Abstract

The realm of sacred things is composed of the pure and of the impure. Christianity rejected impurity. Georges Bataille To-day the man who finds belief in God, in the soul, in immortality, growing and clarifying, is blasphemous and paradoxical. ( EX , 334) Yeats's aristocratic meditations and kindred politics offered Anglo- Irish nationality as a willful, arbitrary, imaginative response to the political and economic marginalization of the Anglo-Irish. In the years following the Anglo-Irish war, Yeats also engaged with a version of Irish nationality he associated with the newly hegemonic Catholic middle classes. The “Irishness” of the post-revolutionary Irish Free State was the subject of much debate and anxiety among members of the government, the Catholic church and society at large. During this period the version of postcolonial Irish nationality that emerged as dominant enforced Catholic social teachings and placed a heavy emphasis on gender roles and sexuality as important indicators of and potential threats to national identity. This chapter reads Yeats's representations of female personae and feminine sexuality in “A Woman Young and Old” as his response. It may seem perverse to argue that “A Woman Young and Old” is, on some level, “about” Irish nationality; unlike Yeats's theatrical theories or Anglo-Irish poems, the sequence does not thematize the question of nationality explicitly.

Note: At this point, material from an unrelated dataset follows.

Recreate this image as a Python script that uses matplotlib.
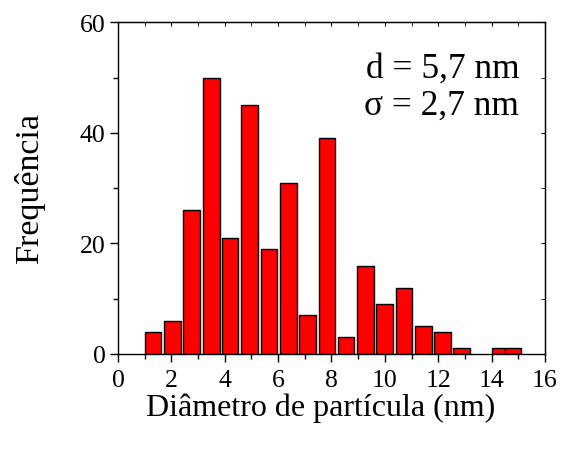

It is customary in Yeats criticism to contrast The Tower's embittered engagement with politics and The Winding Stair's rejection of politics in favor of sensual pleasure and an all-accepting joy. Critics also commonly argue that Yeats's preoccupation with sex and female personae represents a rejection of his earlier idealized notions of womanhood and a withering into the naked truths of femininity and sexuality.